Monday, June 14, 2021

The Call to Maturity (Hebrews 5:9-14)

"In fact, though by this time you ought to be teachers, you need someone to teach you the elementary truths of God’s word all over again. You need milk, not solid food!" (Hebrews 5:12).

The Hebrew Christians were supposed to be moving through the wilderness and entering more and more into the rest of God. They were supposed to become more and more “Melchizedekian,” in the sense that they were to be mature leaders. Unhappily, they were being tempted to turn back to the Egypt of the old covenant.

The author of Hebrews has laid out the plan of maturity before them, but now he must exhort them to get back on track. They should have become teachers by now. Just as Christ, from His position of complete maturity, reaches back sympathetically to help us along the way, so mature Christians should be helping weaker Christians along the way. But this was not the case among these Hebrew Christians.

After all, these Jews had been brought up in the faith and knew the Old Testament well. They should have been far advanced in experiencing the rest of God and the maturity of the faith. Sadly, they had been wandering in the wilderness to a great degree, and so they needed an exhortation.

These Christians had become “slow to learn.” They had become lazy.
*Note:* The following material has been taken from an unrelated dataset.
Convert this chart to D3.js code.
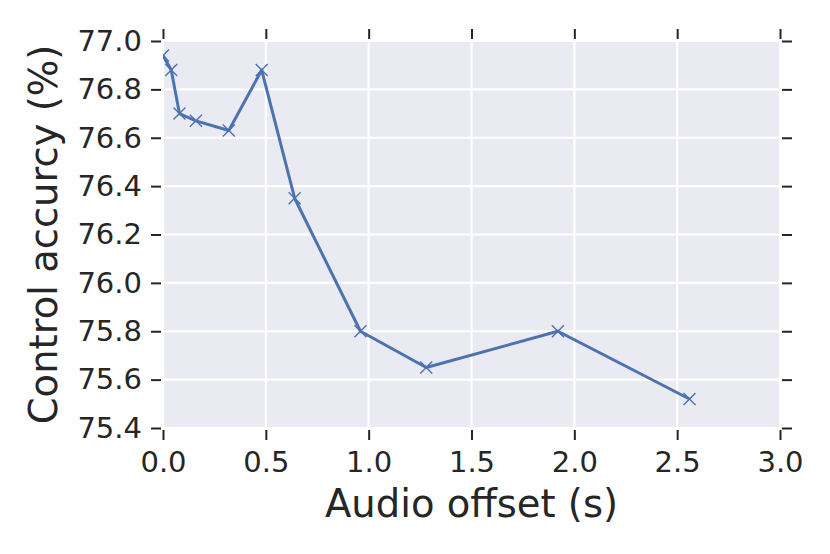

They were not interested in learning the details of the righteous law of God. They were not interested in mastering God’s hymnal, the psalter, and making it their own. They were not interested in becoming thoroughly familiar with the proverbs so as to become wise. And they were not interested in seeing how Jesus in His work fulfilled all that the old covenant had laid out by way of prophecy and typology.

The author rebuked them. They should have grown some teeth as Christians and been ready for solid food. Instead they were like babies on milk. Possibly this imagery is designed to remind us of the land of milk and honey, the land promised under the old covenant. These Hebrew Christians were not making progress beyond the childhood of the old covenant into the maturity of the new covenant. They were still looking back to the land of milk, which had been appropriate for them when they were children, but which they should have outgrown.

Hebrews is one of the most theologically packed and complex books of the New Testament. The author says his book is mostly baby food. Measure yourself by whether Hebrews seems like baby food to you, or whether it seems like pretty tough meat. Hear and respond to the author’s call to repentance and maturity.